Выдуманная Гоголем фраза Пушкина вслед прочтению тому «Мёртвых душ»
Мамлеев, Яркевич, Хоружий, их «ослепительные послания» людям будущего и нам в транскрипции духовных традиций-практик модулируют всю русскую литературу — от первопричин до сегодня. Разбивая словом окна непонимания, косности, бесчестия. Бренные Новый, Старый Свет свергаются ими в пух и прах. Взрываясь протуберанцами свежеиспечённых галактик, сверхлюдей. Их поступков и мнений.
Делез, Пруст, Гоголь — виртуализируя Бога, мистифицировали живой мир, — антропологизируя его, зеркаля происходящее вокруг. А происходит то, что ненасытная, твердолобая борьба с Богом стабильно приводит все революции к… краху — Дьяволу. Как это лицезрели Блок, Маяковский, Пастернак.

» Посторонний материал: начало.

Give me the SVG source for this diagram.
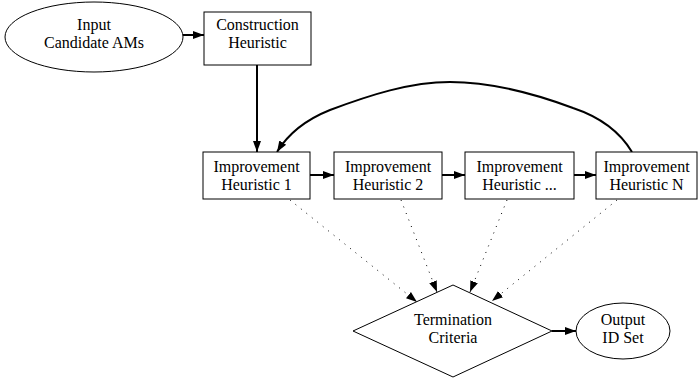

Их сонмы, страждущих. Понявших. Не сдавшихся, — запечатлённых трагическим XX веком.
И тут Бычков, через Андреева и Чехова, Гоголя и Бланшо, Хайдеггера и Левинаса подступается к главному.
Вымолвить, дескать, Бога нет — было бы слишком просто. Бог — это Другой. (Хорошо что не Чужой…) И Бычков от текста к тексту ищет сего иного Бога. Как его искала вся блестящая плеяда Серебряного века. И далее — в глубь веков… К набоковскому Орфею, уальдовским призракам, фантасмагориям Рембо.
Ищет — и таки находит.
Не у Белого-Хармса-Джойса-Беккета, хотя и останавливается в их прошлом ненадолго. А — выйдя за пределы заурядности, как учёный-патафизик — через Жарри, Делеза и Хайдеггера — слышит «новый шум» новой запредельной ярости. Давая человечеству очередной шанс на воображение и беспредельную фантазию — сиречь Поэзию с большой буквы. В ущерб машинерии-компьютеризации. Нащупывая столь нужный сегодня реализм в фолкнеровских обрывках грёз, детерриториализации Бодлера. И «кривых» отражениях симметрической антропологии Бруно Латура. Устанавливая одно единственное правило «единого голоса» — торжество мирового Авангарда. Воспевающего Небытие — во имя Жизни «за пределом».
Во имя фиксации формы, непрозрачности сюжета. Мамлеевских параллельных вселенных. Во имя — бессмертия.